Antisemitism in Edina Public Schools: “No one really takes it seriously”
December 19, 2022
Antisemitism is frequently experienced by Edina Public School students. Since moving to Edina in middle school, freshman Samantha Kushins has experienced antisemitic attacks directed at both her and her friends. “Somebody attempted to rip off my Star of David necklace while fighting over a doughnut that they wanted. So they decided to bring religion into it, which made me feel uncomfortable,” Kushins said. While learning about the Holocaust, somebody told her friend that she and other Jewish people should burn in hell. “There’s something I also find very funny about that because personally, my sect of Judaism doesn’t believe in hell. We believe that everyone goes to heaven because everybody’s good at heart. So I mean, it makes me laugh when people say things like that. It’s like, well, that’s not really culturally correct,” Kushins said.
Junior Lilly Atar describes antisemitism as a prevalent part of her life since she was young. As a middle schooler at Edina, Atar witnessed a student go on a rant about his admiration for Hitler. “I was disgusted that no one really did anything,” she said. She noted frequently seeing kids making Nazi salutes, Nazi-related jokes, and drawing swastikas “all over the place.” “No one really takes [antisemitism] seriously,” she said.
Nazi rhetoric is noted as a frequent issue by many Jewish students. “Middle schoolers would tell a lot of Nazi jokes,” junior Viveca Karch said. “There are people who think the Holocaust was fake and say, ‘It was a super long time ago, why do we keep learning it?’”
Asher Kaufman, an eighth grader at South View Middle School, has also noticed that antisemitism often takes the form of humor. “There have been some issues [of antisemitism] at my school.

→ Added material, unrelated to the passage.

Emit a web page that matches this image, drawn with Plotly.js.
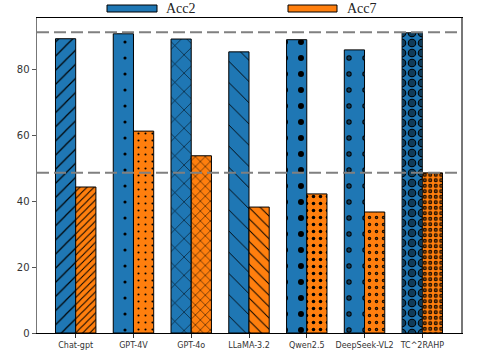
<!DOCTYPE html>
<html>
<head>
<meta charset="utf-8">
<script src="https://cdn.plot.ly/plotly-3.0.1.min.js"></script>
<style>
  html, body { margin: 0; padding: 0; background: #fff; }
  #chart { width: 498px; height: 359px; }
</style>
</head>
<body>
<div id="chart"></div>
<script>
// models on the x axis
let models = ["Chat-gpt", "GPT-4V", "GPT-4o", "LLaMA-3.2", "Qwen2.5", "DeepSeek-VL2", "TC^2RAHP"];

// accuracy values
let acc2 = [89.5, 91.0, 89.4, 85.5, 89.2, 86.1, 91.3];
let acc7 = [44.4, 61.4, 53.9, 38.3, 42.3, 36.8, 48.7];

// reference lines (dashed)
let refLines = [91.5, 48.7];

let blue = "#1f77b4";
let orange = "#ff7f0e";

// hatch per model, Acc2 bars are coarse and Acc7 bars are finer
let shapes2 = ["/", ".", "x", "\\", ".", ".", "."];
let sizes2 = [10, 16, 13, 15, 16, 16, 10];
let solid2 = [0.12, 0.03, 0.08, 0.06, 0.11, 0.09, 0.58];
let shapes7 = ["/", ".", "x", "\\", ".", ".", "."];
let sizes7 = [5, 7, 7, 8, 7, 7, 5.5];
let solid7 = [0.2, 0.07, 0.14, 0.12, 0.2, 0.17, 0.42];

// inner holes that turn the last two dot patterns into rings
let hole2 = ["", "", "", "", "", ".", "."];
let holeSolid2 = [0, 0, 0, 0, 0, 0.035, 0.34];
let hole7 = ["", "", "", "", "", ".", "."];
let holeSolid7 = [0, 0, 0, 0, 0, 0.045, 0.16];

let barW = 0.35;

let trace2 = {
  x: models, y: acc2, type: "bar", name: "Acc2",
  width: barW, offset: -barW,
  marker: {
    color: blue,
    line: {color: "black", width: 1},
    pattern: {shape: shapes2, size: sizes2, solidity: solid2, fgcolor: "black", bgcolor: blue, fillmode: "replace"}
  },
  showlegend: false
};
let trace7 = {
  x: models, y: acc7, type: "bar", name: "Acc7",
  width: barW, offset: 0,
  marker: {
    color: orange,
    line: {color: "black", width: 1},
    pattern: {shape: shapes7, size: sizes7, solidity: solid7, fgcolor: "black", bgcolor: orange, fillmode: "replace"}
  },
  showlegend: false
};
let holes2 = {
  x: models, y: acc2, type: "bar", width: barW, offset: -barW,
  marker: {
    color: "rgba(0,0,0,0)", line: {width: 0},
    pattern: {shape: hole2, size: sizes2, solidity: holeSolid2, fgcolor: blue, bgcolor: "rgba(0,0,0,0)", fillmode: "overlay"}
  },
  showlegend: false, hoverinfo: "skip"
};
let holes7 = {
  x: models, y: acc7, type: "bar", width: barW, offset: 0,
  marker: {
    color: "rgba(0,0,0,0)", line: {width: 0},
    pattern: {shape: hole7, size: sizes7, solidity: holeSolid7, fgcolor: orange, bgcolor: "rgba(0,0,0,0)", fillmode: "overlay"}
  },
  showlegend: false, hoverinfo: "skip"
};

let shapes = refLines.map(v => ({
  type: "line", xref: "paper", x0: 0, x1: 1, yref: "y", y0: v, y1: v,
  line: {color: "#808080", width: 2, dash: "12px,5px"}
}));

// legend drawn by hand: wide flat swatches like the original
shapes.push({type: "rect", xref: "paper", yref: "paper", x0: (107-37)/424, x1: (157-37)/424, y0: 1 + 6/315, y1: 1 + 13/315,
  fillcolor: blue, line: {color: "black", width: 1}});
shapes.push({type: "rect", xref: "paper", yref: "paper", x0: (288-37)/424, x1: (337-37)/424, y0: 1 + 6/315, y1: 1 + 13/315,
  fillcolor: orange, line: {color: "black", width: 1}});

let annotations = [
  {text: "Acc2", xref: "paper", yref: "paper", x: (164-37)/424, y: 1 + 10/315, xanchor: "left", yanchor: "middle",
    showarrow: false, font: {family: "Liberation Serif", size: 14, color: "#222"}},
  {text: "Acc7", xref: "paper", yref: "paper", x: (345-37)/424, y: 1 + 10/315, xanchor: "left", yanchor: "middle",
    showarrow: false, font: {family: "Liberation Serif", size: 14, color: "#222"}}
];

let layout = {
  width: 498, height: 359,
  margin: {l: 37, r: 37, t: 18, b: 26},
  paper_bgcolor: "white", plot_bgcolor: "white",
  barmode: "overlay",
  font: {family: "DejaVu Sans", color: "#333"},
  xaxis: {
    range: [-0.67, 6.67], showgrid: false, zeroline: false,
    showline: true, linecolor: "black", linewidth: 1, mirror: true,
    ticks: "outside", ticklen: 4, tickcolor: "#333",
    tickfont: {size: 8, color: "#333"}
  },
  yaxis: {
    range: [0, 95.8], showgrid: false, zeroline: false,
    showline: true, linecolor: "#777", linewidth: 1.5, mirror: true,
    ticks: "outside", ticklen: 4, tickcolor: "#555",
    tickvals: [0, 20, 40, 60, 80],
    tickfont: {size: 10, color: "#333"}
  },
  shapes: shapes,
  annotations: annotations
};

Plotly.newPlot("chart", [trace2, trace7, holes2, holes7], layout, {displayModeBar: false, staticPlot: true});
</script>
</body>
</html>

A lot of kids find it pretty lighthearted. I’m not wanting to take things too seriously,” he said. “But at a certain point, you got to realize, hey, maybe doing that kind of stuff is appropriating the millions who died in the Holocaust. I think at a certain point, people should really grow up.”
This year, EPS changed district policy to address antisemitism and discrimination more directly. Following the antisemitic video featuring EHS students, EHS Principle Andrew Beaton and EPS officials crafted district policy 506, explicitly prohibiting racism, religious-based discrimination, xenophobia, sexual orientation, and gender identity discrimination. “I would not say that, as a whole, antisemitism is a problem at this high school. But I do know that antisemitism exists, and we have had students that have displayed ignorance about religious intolerance. And they’ve been disciplined for that,” Beaton said.